Furthermore, the ground stations of all commercially proven multilateration systems are also full-featured, standards-compliant ADS-B ground stations, which means that such a system is able to not only receive and decode self-reported position information, but can also triangulate on the source of the message to derive an independent position report for the same aircraft. This presents a number of opportunities in addressing ADS-B implementation challenges.
Triangulation or multilateration systems using time difference of arrival (TDOA) processing are used to track aircraft in local, regional and wide areas. These systems generally need pulse transmissions from the aircraft, which have sufficiently fast rise times in order to make a consistent time reference on the signal.
Pulse transmission systems, having sufficiently fast rise times are generally higher frequency signals, L-band or above (generally higher than 900 MHz), with sufficient bandwidth to provide the fast rise time.
Signals with sufficient frequency and bandwidth include secondary surveillance radar systems (SSR), including Mode A, Mode C, Mode S, and ADS-B.
Companies fielding triangulation systems for SSR include Sensis Corporation and ERA Systems Corporation.
While SSR signals are used for multilateration on the 1090 MHz frequency, there are others that use TDOA processing of other aircraft signals on different frequencies.
One of these is the VERA-E system manufactured by ERA Systems Corporation, assignee of the present application, and illustrated in FIGS. 1 through 4. This system is used to track aircraft over wide areas using broadband methods. Essentially the broadband aspect is achieved by using a series of antennas and receiver systems interconnected as illustrated in FIG. 4. Each sub system handles a subset of frequencies in an overall range of 1 GHz to 20 GHz. The system has the following features and capabilities:
Covertness—electronic and physical
Exploitation of electronic warfare countermeasures
Long range of detection (radio horizon is main limitation)
Tracking and Electronic Intelligence (ELINT) providing covert IFF capability
Excellent Tracking Accuracy
Coverage of both land and surface targets
Cost effective systems acquisition and life cycle cost.

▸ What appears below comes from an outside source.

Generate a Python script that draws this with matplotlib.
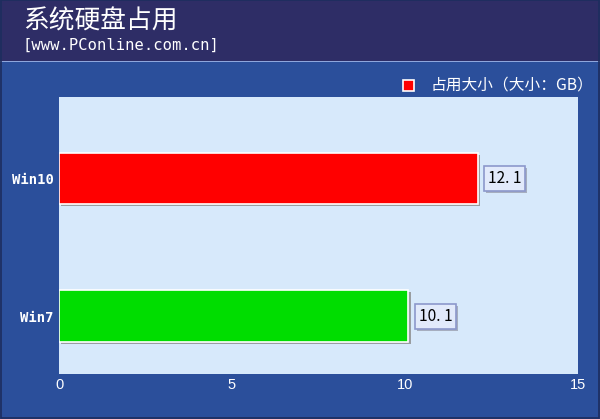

FIG. 1 illustrates a deployable Broadband Receiver Unit Manufactured by ERA a.s. FIG. 2 is a close-up view of a VERA E Antenna. FIG. 3 shows a VERA E receiver unit shown on a transport for deployment. FIG. 4 illustrates VERA E architecture. Referring to FIG. 4, signals may be input from a plurality of antennas 405 comprising antennas 410, 415, 420, 430, and 425. Antenna 410 may comprise an FE SIF antenna whose input is fed to a SIF/TACAN (Selective Identification Feature/Tactical Air Navigation) receiver 445. The inputs from antennas 415, 420, 425, 430, and 435 are fed to radar band receivers 450 and 455.
The output of SIF/TACAN receiver 445 and the outputs of radar band receivers 450 and 455 are fed to a video switch and interface 460. The output of video switch and interface 460 and radar band receiver 450 is fed to the CPS system 485. Control and commands from the CPS system 490 are fed to datalink subsystem 465, which in turn comprises a plurality of data links 470, 475, and 480. The output of data link subsystem 465 in turn controls video switch and interface 460. Control and commands from CPS 490 also control radar band receivers 450 and 455 along with video switch interface 460 and SIF/TACAN receiver 445.